## [REQUEST]
Copy out the listing in full, exactly as written, but not its pictures.

## [INFORMATION SHOWN]
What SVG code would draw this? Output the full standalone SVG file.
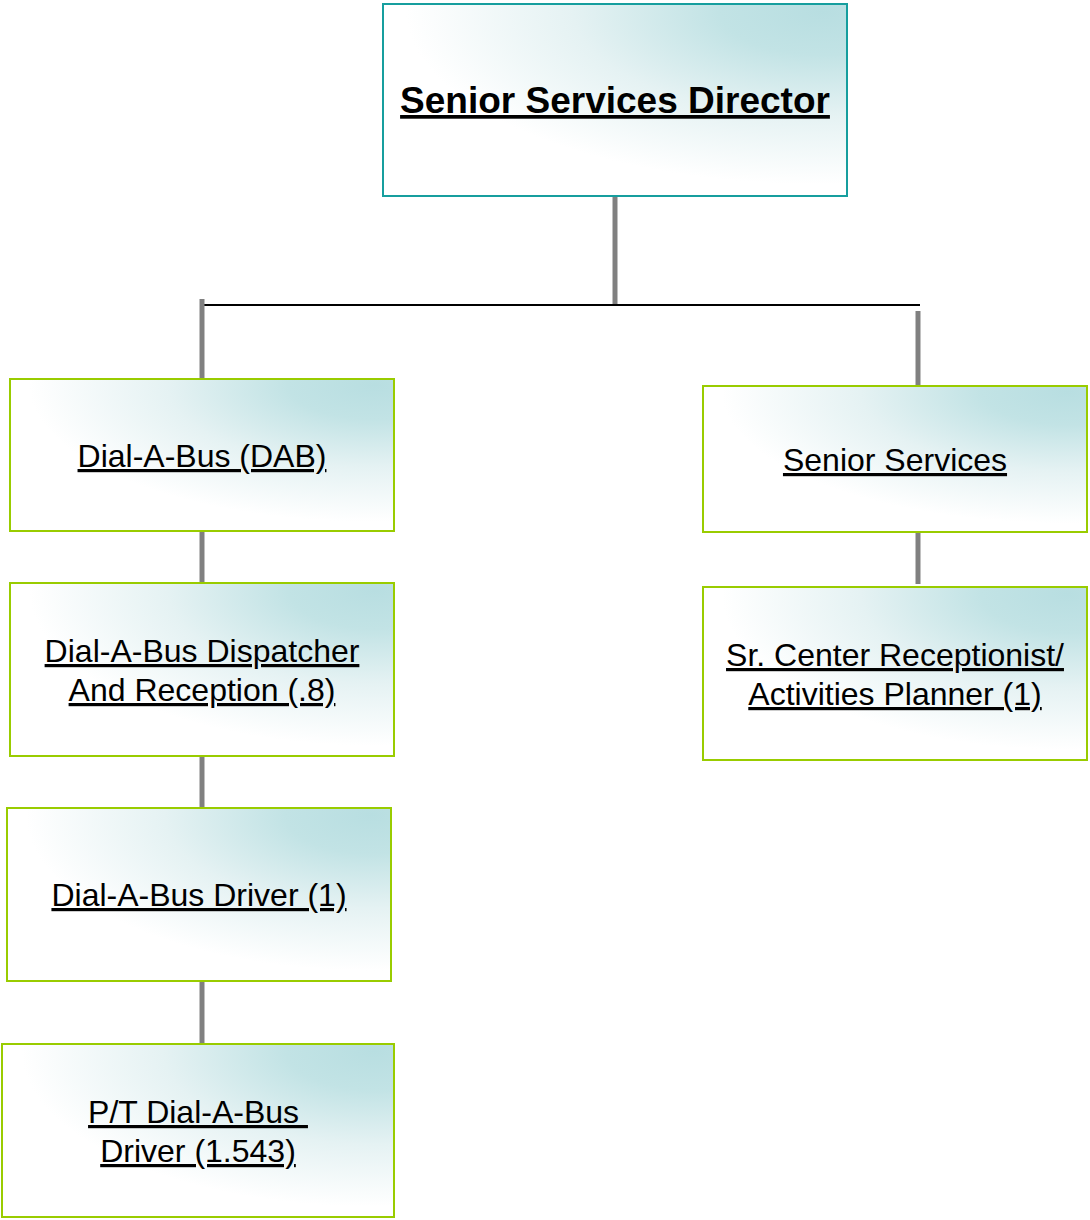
<svg xmlns="http://www.w3.org/2000/svg" width="1090" height="1220" viewBox="0 0 1090 1220">
<defs>
<radialGradient id="g" cx="0.95" cy="0.04" r="0.9" gradientUnits="objectBoundingBox">
<stop offset="0" stop-color="#b8dee1"/>
<stop offset="0.25" stop-color="#c2e3e5"/>
<stop offset="0.6" stop-color="#e5f2f3"/>
<stop offset="1" stop-color="#ffffff"/>
</radialGradient>
<style>
.box{fill:url(#g);stroke:#99cc00;stroke-width:2}
.top{fill:url(#g);stroke:#169e9e;stroke-width:2}
.conn{stroke:#808080;stroke-width:5;fill:none}
.bar{stroke:#000;stroke-width:2;fill:none}
text{font-family:"Liberation Sans",Arial,sans-serif;font-size:32px;fill:#000;text-anchor:middle;text-decoration:underline;text-decoration-skip-ink:none;white-space:pre}
.title{font-size:37px;font-weight:bold}
</style>
</defs>
<g id="connectors">
<line class="conn" x1="615" y1="196" x2="615" y2="305"/>
<line class="bar" x1="202" y1="305" x2="920" y2="305"/>
<line class="conn" x1="202" y1="299" x2="202" y2="379"/>
<line class="conn" x1="918" y1="311" x2="918" y2="386"/>
<line class="conn" x1="202" y1="531" x2="202" y2="583"/>
<line class="conn" x1="202" y1="756" x2="202" y2="808"/>
<line class="conn" x1="202" y1="981" x2="202" y2="1044"/>
<line class="conn" x1="918" y1="532" x2="918" y2="584"/>
</g>
<g id="director">
<rect class="top" x="383" y="4" width="464" height="192"/>
<text class="title" x="615" y="113">Senior Services Director</text>
</g>
<g id="dab">
<rect class="box" x="10" y="379" width="384" height="152"/>
<text x="202" y="467">Dial-A-Bus (DAB)</text>
</g>
<g id="dispatcher">
<rect class="box" x="10" y="583" width="384" height="173"/>
<text x="202" y="662">Dial-A-Bus Dispatcher</text>
<text x="202" y="701">And Reception (.8)</text>
</g>
<g id="driver">
<rect class="box" x="7" y="808" width="384" height="173"/>
<text x="199" y="906">Dial-A-Bus Driver (1)</text>
</g>
<g id="ptdriver">
<rect class="box" x="2" y="1044" width="392" height="173"/>
<text x="198" y="1123">P/T Dial-A-Bus </text>
<text x="198" y="1162">Driver (1.543)</text>
</g>
<g id="senior-services">
<rect class="box" x="703" y="386" width="384" height="146"/>
<text x="895" y="471">Senior Services</text>
</g>
<g id="receptionist">
<rect class="box" x="703" y="587" width="384" height="173"/>
<text x="895" y="666">Sr. Center Receptionist/</text>
<text x="895" y="705">Activities Planner (1)</text>
</g>
</svg>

## [COMPLETED EXERCISE]
What SVG code would draw this? Output the full standalone SVG file.
<svg xmlns="http://www.w3.org/2000/svg" width="1090" height="1220" viewBox="0 0 1090 1220">
<defs>
<radialGradient id="g" cx="0.95" cy="0.04" r="0.9" gradientUnits="objectBoundingBox">
<stop offset="0" stop-color="#b8dee1"/>
<stop offset="0.25" stop-color="#c2e3e5"/>
<stop offset="0.6" stop-color="#e5f2f3"/>
<stop offset="1" stop-color="#ffffff"/>
</radialGradient>
<style>
.box{fill:url(#g);stroke:#99cc00;stroke-width:2}
.top{fill:url(#g);stroke:#169e9e;stroke-width:2}
.conn{stroke:#808080;stroke-width:5;fill:none}
.bar{stroke:#000;stroke-width:2;fill:none}
text{font-family:"Liberation Sans",Arial,sans-serif;font-size:32px;fill:#000;text-anchor:middle;text-decoration:underline;text-decoration-skip-ink:none;white-space:pre}
.title{font-size:37px;font-weight:bold}
</style>
</defs>
<g id="connectors">
<line class="conn" x1="615" y1="196" x2="615" y2="305"/>
<line class="bar" x1="202" y1="305" x2="920" y2="305"/>
<line class="conn" x1="202" y1="299" x2="202" y2="379"/>
<line class="conn" x1="918" y1="311" x2="918" y2="386"/>
<line class="conn" x1="202" y1="531" x2="202" y2="583"/>
<line class="conn" x1="202" y1="756" x2="202" y2="808"/>
<line class="conn" x1="202" y1="981" x2="202" y2="1044"/>
<line class="conn" x1="918" y1="532" x2="918" y2="584"/>
</g>
<g id="director">
<rect class="top" x="383" y="4" width="464" height="192"/>
<text class="title" x="615" y="113">Senior Services Director</text>
</g>
<g id="dab">
<rect class="box" x="10" y="379" width="384" height="152"/>
<text x="202" y="467">Dial-A-Bus (DAB)</text>
</g>
<g id="dispatcher">
<rect class="box" x="10" y="583" width="384" height="173"/>
<text x="202" y="662">Dial-A-Bus Dispatcher</text>
<text x="202" y="701">And Reception (.8)</text>
</g>
<g id="driver">
<rect class="box" x="7" y="808" width="384" height="173"/>
<text x="199" y="906">Dial-A-Bus Driver (1)</text>
</g>
<g id="ptdriver">
<rect class="box" x="2" y="1044" width="392" height="173"/>
<text x="198" y="1123">P/T Dial-A-Bus </text>
<text x="198" y="1162">Driver (1.543)</text>
</g>
<g id="senior-services">
<rect class="box" x="703" y="386" width="384" height="146"/>
<text x="895" y="471">Senior Services</text>
</g>
<g id="receptionist">
<rect class="box" x="703" y="587" width="384" height="173"/>
<text x="895" y="666">Sr. Center Receptionist/</text>
<text x="895" y="705">Activities Planner (1)</text>
</g>
</svg>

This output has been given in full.